Hi, update on transition….it’s wonderful.  I’ve been working on several things this year, and I must admit I am starting to see clear on my future and vision.  One other thing I want to add to my vision is finally getting this 50 pounds off that I’ve been working on for the last year.  I’ve let go of the past hurt and expectations for my weight, and what everyone else thinks I should look like.  I want to lose this weight for my health, and I don’t want to be a burden for my children when I get older.  I also want to encourage my girls to eat better and take charge of their health before they get my age.   

On August 6, 2003 I had weight loss surgery.  I was a whopping 397 pounds, unhealthy, unhappy and probably about to die.  At the time, I didn’t think I had any other way to go, I didn’t have the motivation to lose weight on my own.  I had the surgery 4-1/2 months before my mother died.  I wanted to make her proud of me for finally taking responsibility of my weight.  I was very sick right after my surgery for the first three months, but got better and the weight started coming off.  Two years later, I had lost 180 pounds, and was overjoyed.  Both of my parents were deceased by the time I lost the weight and I felt cheated, I wanted them to see my success.  Still trying to be that little girl and please her parents.  The surgery was just a tool I realized years later, I still had to put in the work to lose the weight.

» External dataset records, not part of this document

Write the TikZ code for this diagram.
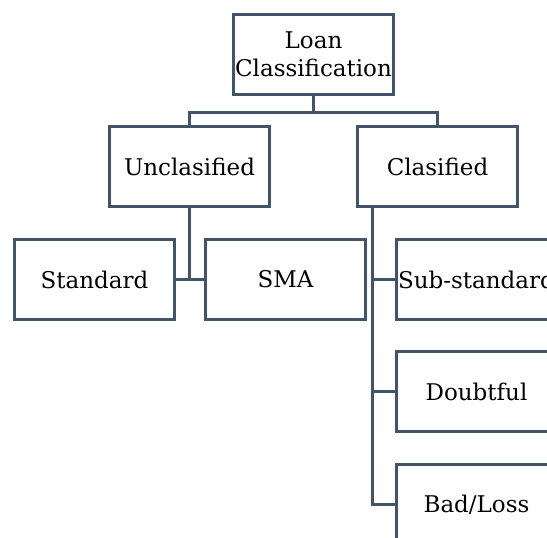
\documentclass[tikz,border=0pt]{standalone}
\usepackage{fontspec}
\setmainfont{DejaVu Serif}
\usetikzlibrary{calc}
\definecolor{boxline}{HTML}{435369}
\tikzset{
  box/.style={draw=boxline, line width=3pt, fill=white, rectangle,
    minimum width=160pt, minimum height=80pt, inner sep=0pt, anchor=north west,
    font=\fontsize{23}{28}\selectfont, align=center},
  wire/.style={draw=boxline, line width=3pt}
}
\begin{document}
\begin{tikzpicture}[x=1pt, y=-1pt]
  \useasboundingbox (0,0) rectangle (547,538);
  \clip (0,0) rectangle (547,538);
  % boxes, placed by their top-left corners
  \node[box] (loan)  at (232,13)  {Loan\\Classification};
  \node[box] (uncl)  at (108,125) {Unclasified};
  \node[box] (clas)  at (356,125) {Clasified};
  \node[box] (std)   at (13,238)  {Standard};
  \node[box] (sma)   at (204,238) {SMA};
  \node[box] (sub)   at (395,238) {Sub-standard};
  \node[box] (doubt) at (395,350) {Doubtful};
  \node[box] (bad)   at (395,463) {Bad/Loss};
  % top level
  \coordinate (split) at ($(loan.south)+(0,16)$);
  \draw[wire] (loan.south) -- (split);
  \draw[wire] (uncl.north) |- (split) -| (clas.north);
  % unclassified branch
  \coordinate (ujoin) at (uncl.south |- std.east);
  \draw[wire] (uncl.south) -- (ujoin);
  \draw[wire] (std.east) -- (sma.west);
  % classified branch
  \coordinate (cspine) at ($(clas.south west)+(16,0)$);
  \draw[wire] (cspine) |- (bad.west);
  \draw[wire] (cspine |- sub.west) -- (sub.west);
  \draw[wire] (cspine |- doubt.west) -- (doubt.west);
\end{tikzpicture}
\end{document}
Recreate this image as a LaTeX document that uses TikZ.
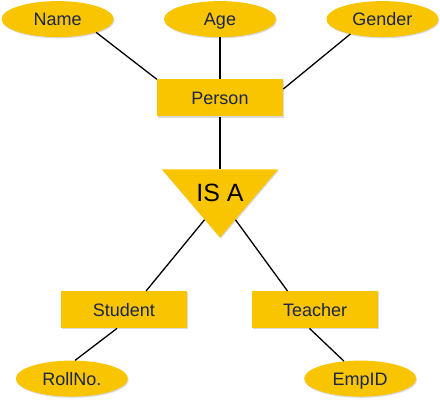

Jump to 2010, because the other 5 years will take many posts to tell…I was about to make another life changing decision and move to St Louis with my fiancé.  I eat when I’m under a lot of stress, and slowly started gaining weight.  I got up to 263 pounds and was very unhappy.  I was unhappy with not working, had a lot of stress because I was trying to sell my house, get adjusted to living in a new city, making sure my girls were adjusting, etc.  I would eat and wouldn’t pay attention to what I was eating, and wasn’t exercising at all.  I decided it was time to stop feeling sorry for myself and get my life in order.  The first thing I did was find a church home, then I ordered Zumba for the Wii game system and started doing it everyday for 20 minutes.  Within a month, I had lost 15 pounds on my own!  By the time my birthday came last July, I had lost 43 pounds and then my fiancé lost his mother unexpectedly, and along with that came financial challenges, and I started gaining weight again.

One of the things I’m learning that I didn’t apply last year is that when stressed, I need to do something to relieve it, like pray.  I truly take my problems to prayer, hand them over to my father and live according to his word.   I found something that I enjoy, which was starting this blog.  I am happy to say that I’m back to exercising and making better choices when it comes to food, and I’m on my way again.  I exercise five days a week, work part-time and work on my blog.  I have a clear vision, I have it on paper and I’m putting my plan to work.   I appreciate any support given, but I’ll be 50 in three months, and I will bring it in with my new outlook and vision.  Let’s encourage and inspire everyone around us.  Love ya!